■ Aim of the exercise ■
Of all the lines here, how many include the string "this"? Answer with the number only.

■ Records for the task ■
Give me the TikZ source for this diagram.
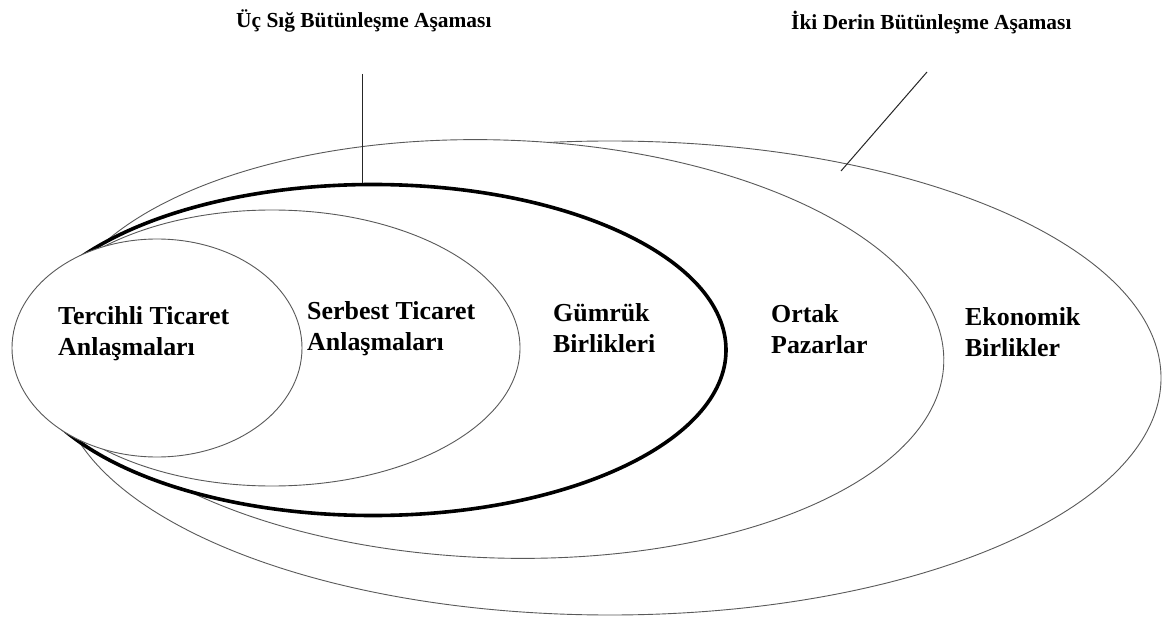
\documentclass[tikz,border=0pt]{standalone}
\usepackage{fontspec}
\setmainfont{Liberation Serif}
\usetikzlibrary{shapes.geometric}
\begin{document}
\begin{tikzpicture}[x=1bp,y=-1bp,
  ring/.style={ellipse, draw=black!65, line width=0.9bp, fill=white, inner sep=0pt},
  thickring/.style={ring, draw=black, line width=3.6bp},
  lbl/.style={font=\bfseries\fontsize{26}{30.5}\selectfont, align=left, inner sep=0pt, anchor=base west},
  ttl/.style={font=\bfseries\fontsize{21.5}{24}\selectfont, inner sep=0pt, anchor=base west},
  lead/.style={draw=black!85, line width=1bp}]
\useasboundingbox[fill=white] (0,0) rectangle (1164,619);
% ellipses, largest first, each white-filled
\node[ring, minimum width=1102bp, minimum height=474bp] (eko) at (610,378) {};
\node[ring, minimum width=890bp, minimum height=418bp, rotate=-1.82] (ort) at (499,349) {};
\node[thickring, minimum width=706bp, minimum height=331bp] (gum) at (373,350) {};
\node[ring, minimum width=496bp, minimum height=276bp] (ser) at (272,348) {};
\node[ring, minimum width=290bp, minimum height=218bp] (ter) at (157,348) {};
% labels (anchor is the baseline of the last line)
\node[lbl] (lter) at (58,355) {Tercihli Ticaret\\Anlaşmaları};
\node[lbl] (lser) at (307,350) {Serbest Ticaret\\Anlaşmaları};
\node[lbl] (lgum) at (553,352) {Gümrük\\Birlikleri};
\node[lbl] (lort) at (771,353) {Ortak\\Pazarlar};
\node[lbl] (leko) at (965,356) {Ekonomik\\Birlikler};
% titles
\node[ttl] (s1) at (236,28) {Üç Sığ Bütünleşme Aşaması};
\node[ttl] (s2) at (791,30) {İki Derin Bütünleşme Aşaması};
% leader lines
\coordinate (c1) at (362,74);
\coordinate (c2) at (927,72);
\coordinate (c3) at (841,171);
\draw[lead] (c1) -- (c1 |- gum.north);
\draw[lead] (c2) -- (c3);
\end{tikzpicture}
\end{document}
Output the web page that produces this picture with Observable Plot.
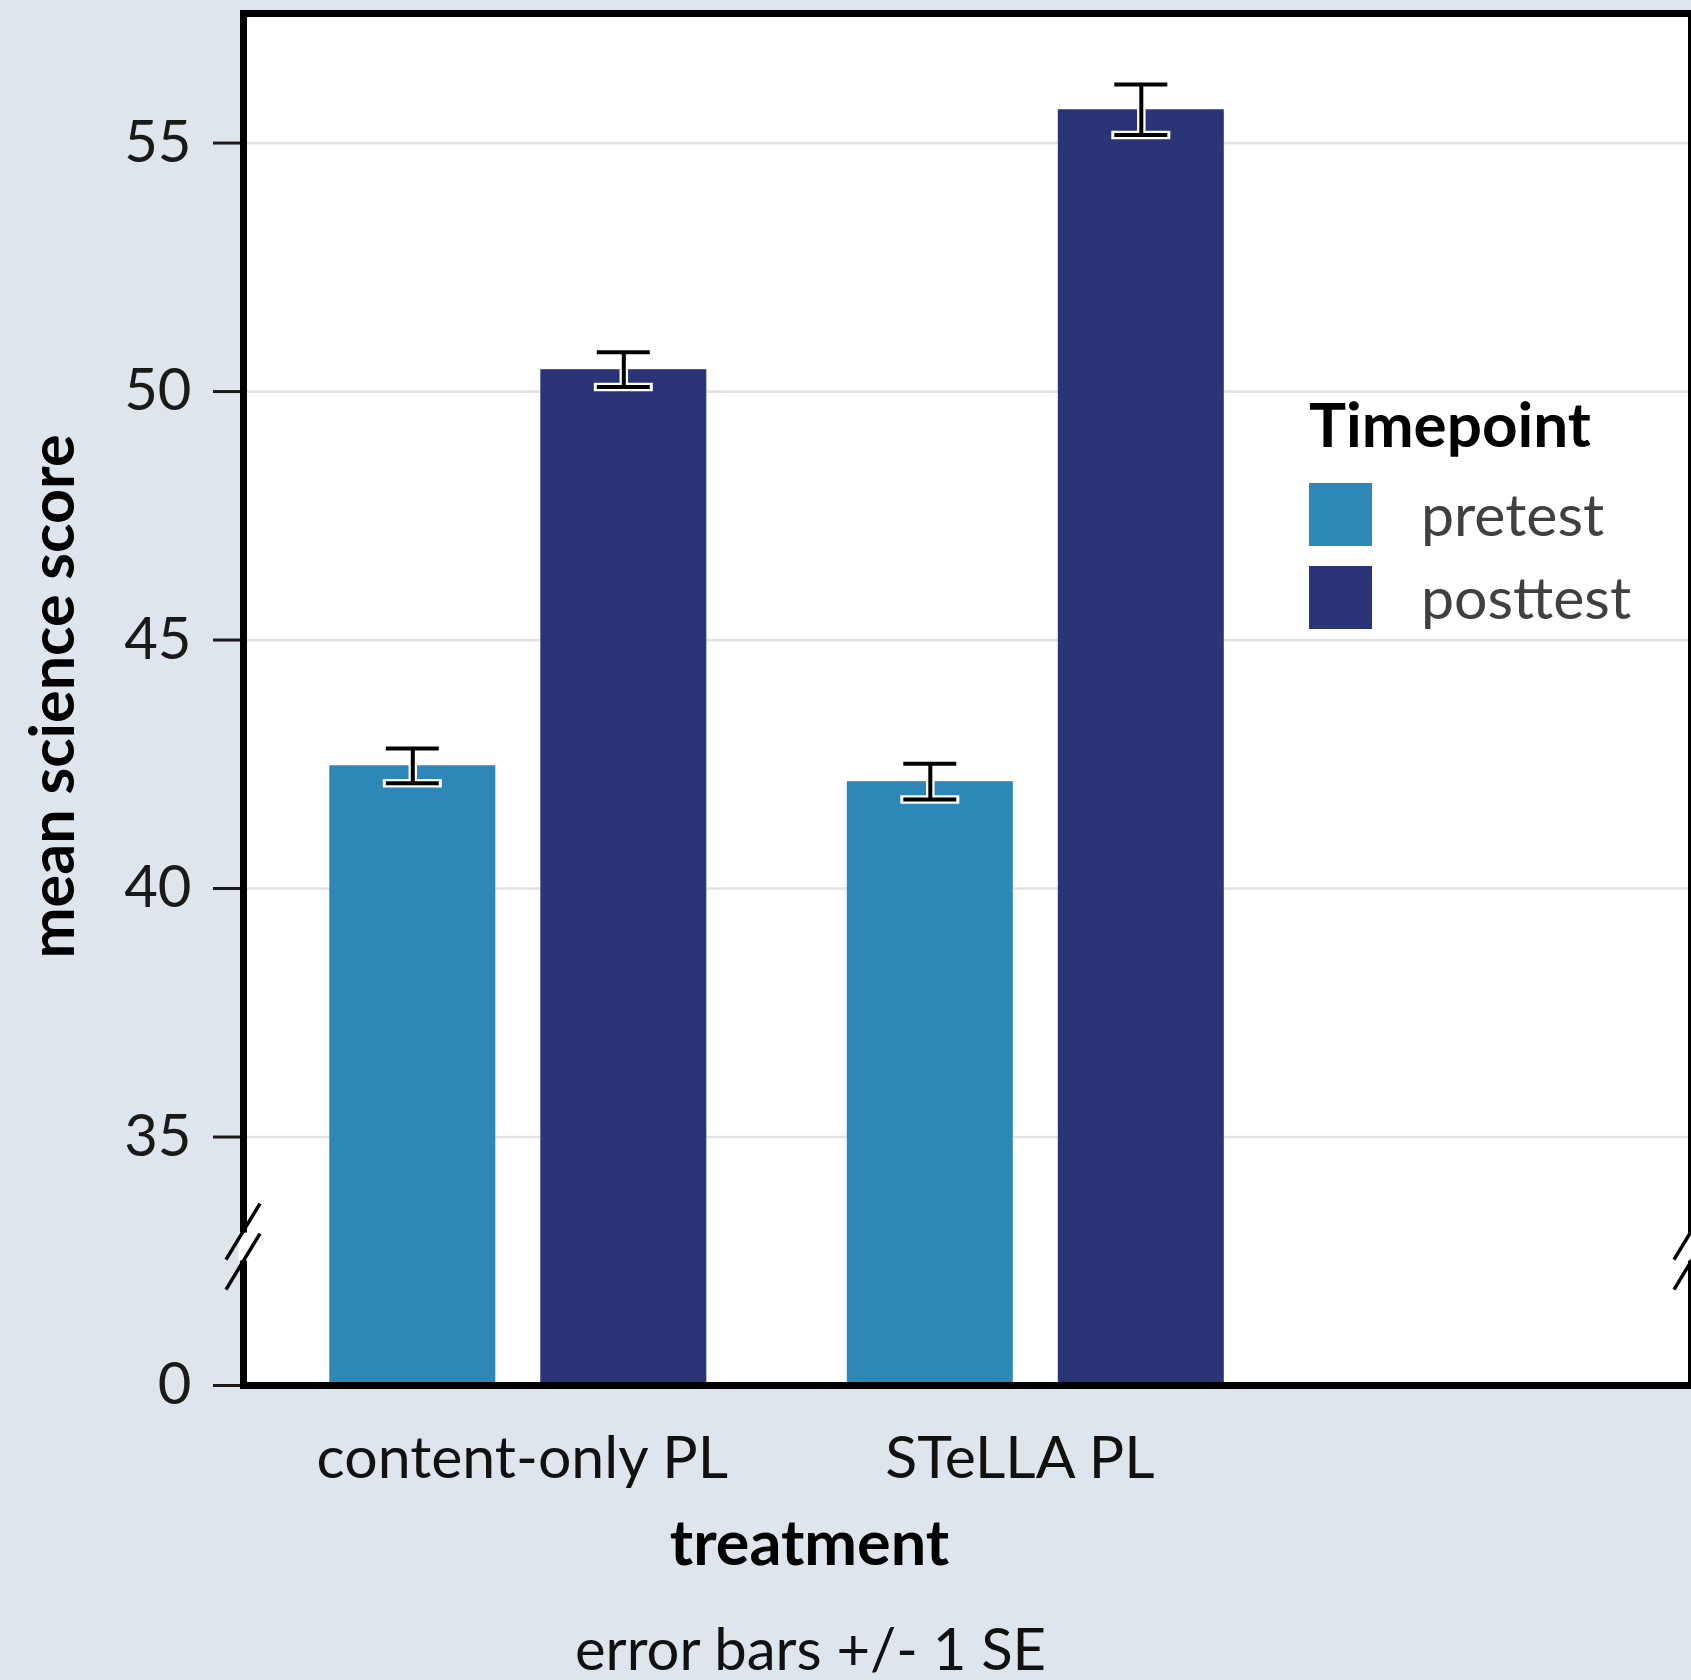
<!DOCTYPE html>
<html>
<head>
<meta charset="utf-8">
<script src="https://cdn.jsdelivr.net/npm/d3@7"></script>
<script src="https://cdn.jsdelivr.net/npm/@observablehq/plot@0.6"></script>
<style>
  html, body { margin: 0; padding: 0; background: #dfe5ed; overflow: hidden; }
  #wrap { position: relative; width: 1691px; height: 1680px; font-family: Lato, "Noto Sans", sans-serif; }
  #legend { position: absolute; left: 1309px; top: 380px; }
  #legend .title { position: absolute; left: 0; top: 0; font-weight: bold; font-size: 62px; color: #000; white-space: nowrap; line-height: 1; }
  #legend .row { position: absolute; left: 0; white-space: nowrap; }
  #legend .sw { position: absolute; left: 0; top: 0; width: 63px; height: 63px; }
  #legend .lab { position: absolute; left: 112px; font-size: 59px; color: #404040; line-height: 1; }
</style>
</head>
<body>
<div id="wrap"></div>
<script>
// ---- data ----
const treatments = ["content-only PL", "STeLLA PL"];
const timepoints = ["pretest", "posttest"];
const pretestMeans = [42.47, 42.15];
const posttestMeans = [50.44, 55.67];
const pretestSE = [0.35, 0.36];
const posttestSE = [0.35, 0.51];
const yTicks = [0, 35, 40, 45, 50, 55];
const gridTicks = [35, 40, 45, 50, 55];
const colors = ["#2d87b7", "#2a3476"];
const breakFrom = 35;      // axis is broken below this value
const axisBreakAt = 19.5;  // where the break marks sit
const xLabel = "treatment";
const yLabel = "mean science score";
const caption = "error bars +/- 1 SE";
const legendTitle = "Timepoint";

const rows = [];
treatments.forEach((t, i) => {
  rows.push({treatment: t, timepoint: "pretest", mean: pretestMeans[i], se: pretestSE[i]});
  rows.push({treatment: t, timepoint: "posttest", mean: posttestMeans[i], se: posttestSE[i]});
});

// broken axis: the 0..35 segment is compressed into one tick step
const yTransform = v => v < breakFrom ? (breakFrom - 5) + v * 5 / breakFrom : v;

const W = 1691, H = 1680;
const FS = 58;

function seriesMarks(tp, side) {
  const d = rows.filter(r => r.timepoint === tp);
  const bandInset = side < 0 ? {insetRight: 211} : {insetLeft: 211};
  const capIn = side < 0 ? [56.5, 267.5] : [267.5, 56.5];
  const off = side * 105.5;
  return [
    Plot.barY(d, {x: "treatment", y: "mean", fill: "timepoint", ...bandInset}),
    Plot.ruleX(d, {x: "treatment", y1: r => r.mean - r.se, y2: r => r.mean + r.se, dx: off, stroke: "white", strokeWidth: 8.5}),
    Plot.tickY(d, {x: "treatment", y: r => r.mean - r.se, stroke: "white", strokeWidth: 8.5, insetLeft: capIn[0] - 3, insetRight: capIn[1] - 3}),
    Plot.tickY(d, {x: "treatment", y: r => r.mean + r.se, stroke: "white", strokeWidth: 8.5, insetLeft: capIn[0] - 3, insetRight: capIn[1] - 3}),
    Plot.ruleX(d, {x: "treatment", y1: r => r.mean - r.se, y2: r => r.mean + r.se, dx: off, stroke: "black", strokeWidth: 4}),
    Plot.tickY(d, {x: "treatment", y: r => r.mean - r.se, stroke: "black", strokeWidth: 4, insetLeft: capIn[0], insetRight: capIn[1]}),
    Plot.tickY(d, {x: "treatment", y: r => r.mean + r.se, stroke: "black", strokeWidth: 4, insetLeft: capIn[0], insetRight: capIn[1]})
  ];
}

function axisBreak(index, scales, values, dims) {
  const ns = "http://www.w3.org/2000/svg";
  const g = document.createElementNS(ns, "g");
  const bottom = dims.height - dims.marginBottom;
  const includesTransform = Math.abs(scales.y(0) - bottom) < 2;
  const cy = includesTransform ? scales.y(axisBreakAt) : scales.y(yTransform(axisBreakAt));
  const edges = [dims.marginLeft, dims.width - dims.marginRight];
  const line = (x1, y1, x2, y2, stroke, sw) => {
    const l = document.createElementNS(ns, "line");
    l.setAttribute("x1", x1); l.setAttribute("y1", y1);
    l.setAttribute("x2", x2); l.setAttribute("y2", y2);
    l.setAttribute("stroke", stroke); l.setAttribute("stroke-width", sw);
    g.appendChild(l);
  };
  for (const x of edges) {
    line(x, cy - 14, x, cy + 14, "white", 9);
    line(x - 17, cy - 15 + 28, x + 17, cy - 15 - 28, "black", 3.5);
    line(x - 17, cy + 15 + 28, x + 17, cy + 15 - 28, "black", 3.5);
  }
  return g;
}

const labelShift = {"content-only PL": 4, "STeLLA PL": -16};

const chart = Plot.plot({
  width: W,
  height: H,
  marginLeft: 243,
  marginRight: 0,
  marginTop: 13,
  marginBottom: 295,
  style: {background: "transparent", fontFamily: "Lato, 'Noto Sans', sans-serif", overflow: "visible"},
  x: {domain: treatments, range: [259.05, 1294.05], paddingInner: 0.2715, paddingOuter: 0.13575, round: false, axis: null},
  y: {domain: [30, 57.607], transform: yTransform, axis: null},
  color: {domain: timepoints, range: colors},
  marks: [
    Plot.frame({fill: "white"}),
    Plot.ruleY(gridTicks, {stroke: "#e2e3e5", strokeWidth: 2.7}),
    ...seriesMarks("pretest", -1),
    ...seriesMarks("posttest", 1),
    Plot.axisY(yTicks, {anchor: "left", tickSize: 30, tickPadding: 22, tickFormat: d => String(d), fontSize: FS, color: "#1a1a1a", strokeWidth: 3, label: null}),
    Plot.frame({stroke: "black", strokeWidth: 7}),
    axisBreak,
    ...treatments.map(t => Plot.text([t], {x: d => d, text: d => d, frameAnchor: "bottom", lineAnchor: "bottom", dy: 92, dx: labelShift[t], fontSize: 59, fill: "#111"})),
    Plot.text([xLabel], {text: d => d, frameAnchor: "bottom", lineAnchor: "bottom", dy: 179, dx: -158, fontSize: 63, fontWeight: "bold", fill: "#000"}),
    Plot.text([caption], {text: d => d, frameAnchor: "bottom", lineAnchor: "bottom", dy: 284, dx: -157, fontSize: FS, fill: "#111"}),
    Plot.text([yLabel], {text: d => d, frameAnchor: "left", textAnchor: "middle", rotate: -90, dx: -189, dy: -3, fontSize: 61, fontWeight: "bold", fill: "#000"})
  ]
});

const wrap = document.getElementById("wrap");
wrap.appendChild(chart);

// legend built from the same color scale
const colorScale = chart.scale("color");
const legend = document.createElement("div");
legend.id = "legend";
const title = document.createElement("div");
title.className = "title";
title.textContent = legendTitle;
title.style.top = "12px";
legend.appendChild(title);
timepoints.forEach((tp, i) => {
  const row = document.createElement("div");
  row.className = "row";
  row.style.top = (103 + i * 83) + "px";
  const sw = document.createElement("div");
  sw.className = "sw";
  sw.style.background = colorScale.apply(tp);
  const lab = document.createElement("div");
  lab.className = "lab";
  lab.style.top = "1px";
  lab.textContent = tp;
  row.appendChild(sw);
  row.appendChild(lab);
  legend.appendChild(row);
});
wrap.appendChild(legend);
</script>
</body>
</html>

■ Exercise solution ■
3